Last week Big-4 accountant KPMG announced that they were pulling out of the small business accounting market. This follows their high profile launch and expensive advertising campaign only a couple of years ago.
This shouldn’t come as a surprise to anyone who listens to and understands the 3Ms of marketing – Market, Message and Media.
At face value their entry into this market – followed by others in the Big-4 – looked sensible. A large quantity of businesses needing accounting services and the rapid growth of cloud accounting solutions to automate their service delivery.
But superficial thinking – rather than thinking deeply and accurately – is rarely enough and as KPMG have found comes at a huge cost.
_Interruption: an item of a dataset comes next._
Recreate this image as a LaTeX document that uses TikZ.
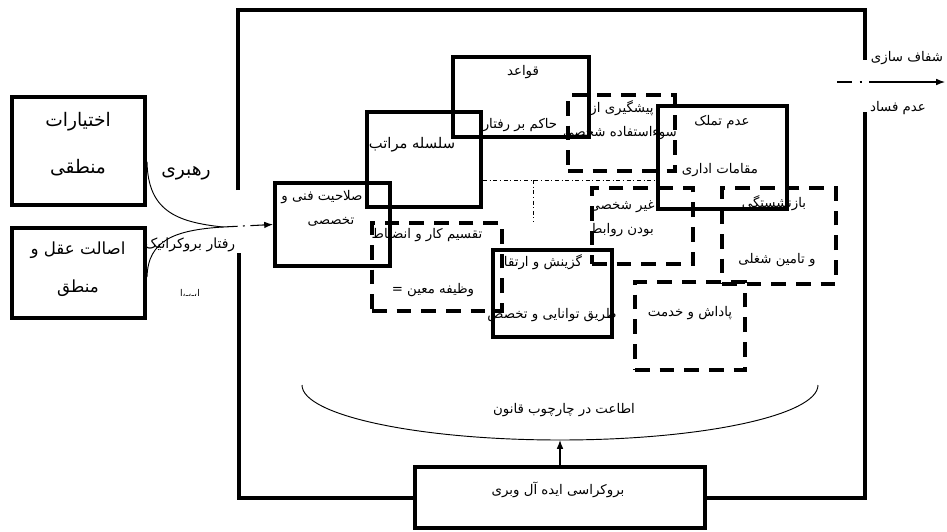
\documentclass[tikz,border=0pt]{standalone}
\usepackage{fontspec}
\newfontfamily\arabicfont[Script=Arabic]{DejaVu Sans}
\TeXXeTstate=1
\usetikzlibrary{arrows.meta,fit}

\newcommand{\fa}[1]{\arabicfont\beginR #1\endR}

\begin{document}
\begin{tikzpicture}[
    x=0.75pt, y=-0.75pt,
    >=Latex,
    solidbox/.style={draw, line width=3pt, inner sep=0pt},
    dashbox/.style={draw, line width=3pt, inner sep=0pt, dash pattern=on 11pt off 7.5pt},
    frame/.style={line width=3pt},
    txt/.style={font=\fontsize{10}{12}\selectfont, inner sep=1pt},
    bigtxt/.style={font=\fontsize{14}{16}\selectfont, inner sep=1pt},
    tinytxt/.style={font=\fontsize{7}{8}\selectfont, inner sep=1pt},
    thinline/.style={line width=0.7pt},
]
\useasboundingbox (0,0) rectangle (947,532);

% left boxes
\node[solidbox, fit={(12,97) (145,205)}] (logic) {};
\node[solidbox, fit={(12,228) (145,318)}] (reason) {};
\node[bigtxt] (logic1) at (78,122) {\fa{اختیارات}};
\node[bigtxt] (logic2) at (78,168) {\fa{منطقی}};
\node[font=\fontsize{12.5}{14}\selectfont, inner sep=1pt] (reason1) at (78,250) {\fa{اصالت عقل و}};
\node[font=\fontsize{12.5}{14}\selectfont, inner sep=1pt] (reason2) at (78,288) {\fa{منطق}};
\node[bigtxt] (lead) at (186,173) {\fa{رهبری}};
\node[font=\fontsize{10.5}{12}\selectfont, inner sep=1pt] (behav) at (190,245) {\fa{رفتار بروکراتیک}};
\node[tinytxt] (garbled) at (190,293) {\fa{ا،ـ،ـ،ا}};

% curves into the frame
\coordinate (meet) at (223,227);
\draw[thinline] ([yshift=-8pt]logic.east) .. controls (148,210) and (175,222) .. (meet);
\draw[thinline] ([yshift=-3pt]reason.east) .. controls (148,240) and (175,230) .. (meet);

% solid boxes
\node[solidbox, fit={(275,183) (390,266)}] (salahiat) {};
\node[solidbox, fit={(367,112) (481,207)}] (hierarchy) {};
\node[solidbox, fit={(453,57) (589,137)}] (rules) {};
\node[solidbox, fit={(658,106) (787,209)}] (ownership) {};
\node[solidbox, fit={(493,250) (612,337)}] (selection) {};

% dashed boxes
\node[dashbox, fit={(372,223) (502,311)}] (division) {};
\node[dashbox, fit={(568,95) (675,171)}] (misuse) {};
\node[dashbox, fit={(592,188) (693,264)}] (impersonal) {};
\node[dashbox, fit={(722,188) (836,284)}] (pension) {};
\node[dashbox, fit={(635,282) (745,370)}] (reward) {};

\draw[thinline, dash dot] (hierarchy.east |- 0,180) -- (ownership.west |- 0,180);
\draw[thinline, dash dot] (533,180) -- (533,222);

% box texts
\node[txt] (salahiat1) at (322,197) {\fa{صلاحیت فنی و}};
\node[txt] (salahiat2) at (331,222) {\fa{تخصصی}};
\node[font=\fontsize{11}{13}\selectfont, inner sep=1pt] (hierarchy1) at (412,145) {\fa{سلسله مراتب}};
\node[txt] (rules1) at (523,72) {\fa{قواعد}};
\node[txt] (rules2) at (520,125) {\fa{حاکم بر رفتار}};
\node[txt] (misuse1) at (622,108) {\fa{پیشگیری از}};
\node[txt] (misuse2) at (620,133) {\fa{سوءاستفاده شخصی}};
\node[txt] (ownership1) at (722,122) {\fa{عدم تملک}};
\node[txt] (ownership2) at (720,170) {\fa{مقامات اداری}};
\node[txt] (impersonal1) at (622,207) {\fa{غیر شخصی}};
\node[txt] (impersonal2) at (622,230) {\fa{بودن روابط}};
\node[txt] (pension1) at (774,203) {\fa{بازنشستگی}};
\node[txt] (pension2) at (777,260) {\fa{و تامین شغلی}};
\node[txt] (division1) at (427,235) {\fa{تقسیم کار و انضباط}};
\node[txt] (division2) at (433,290) {\fa{وظیفه معین =}};
\node[txt] (selection1) at (543,262) {\fa{گزینش و ارتقا}};
\node[txt] (selection2) at (552,315) {\fa{طریق توانایی و تخصص}};
\node[txt] (reward1) at (690,313) {\fa{پاداش و خدمت}};

% law curve
\coordinate (lawpt) at (560,440);
\draw[thinline] (302,385) .. controls (302,415) and (417,440) .. (lawpt)
    .. controls (703,440) and (818,415) .. (818,385);
\node[txt] (law) at (564,410) {\fa{اطاعت در چارچوب قانون}};

% ideal bureaucracy box
\node[solidbox, fit={(415,467) (705,528)}] (ideal) {};
\node[txt] (ideal1) at (558,490) {\fa{بروکراسی ایده آل وبری}};
\draw[->, line width=0.8pt] (ideal.north) -- (lawpt);

% outer frame
\draw[frame] (238,190) -- (238,10) -- (865,10) -- (865,60);
\draw[frame] (865,112) -- (865,497.5) -- (ideal.east);
\draw[frame] (ideal.west) -- (239,497.5) -- (239,253);

% arrows in and out
\draw[->, line width=0.8pt, dash pattern=on 11pt off 4pt on 1.5pt off 4pt on 40pt] (meet) -- (salahiat.west);
\coordinate (outA) at (837,82);
\coordinate (outB) at (945,82);
\draw[->, line width=0.8pt, dash pattern=on 11pt off 6pt on 2pt off 5pt on 80pt] (outA) -- (outB);
\node[txt] (transp) at (907,58) {\fa{شفاف سازی}};
\node[txt] (nocorr) at (898,108) {\fa{عدم فساد}};

\end{tikzpicture}
\end{document}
Like the other Big-4 firms, KPMG makes its money from auditing, financial accounting and tax compliance services. Their business model relies on leveraging junior staff to perform routine work. Their skill set isn’t in accounting, business analysis and management reporting.
Their clients are typically large organisations run by professional managers (rather than owners) whose goals are to increase shareholder value (and the value of their share options).
Contrast that with the requirements of a typical owner manager whose interest in statutory accounts and audits is zero (at best) and wants a relationship with an experienced commercial accountant, who understands their business, can help them interpret their numbers, manages their taxes and offers practical business advice.
Now I’m sure KPMG have some really good experienced accountants; but at hourly rates of £500+ these weren’t the ones advising the small business clients who needed them.
Their business model just didn’t work in practice.
And this matters in your business too. Understanding your ideal client doesn’t just mean finding a market with lots of prospects; it is about matching your skills to the needs of a segment of a market where you can differentiate your product or service from your competitors.
The more closely you can define whose need your business can profitably meet, the more accurately you can position your message to that market. Time spent thinking deeply is never wasted and can avoid expensive mistakes.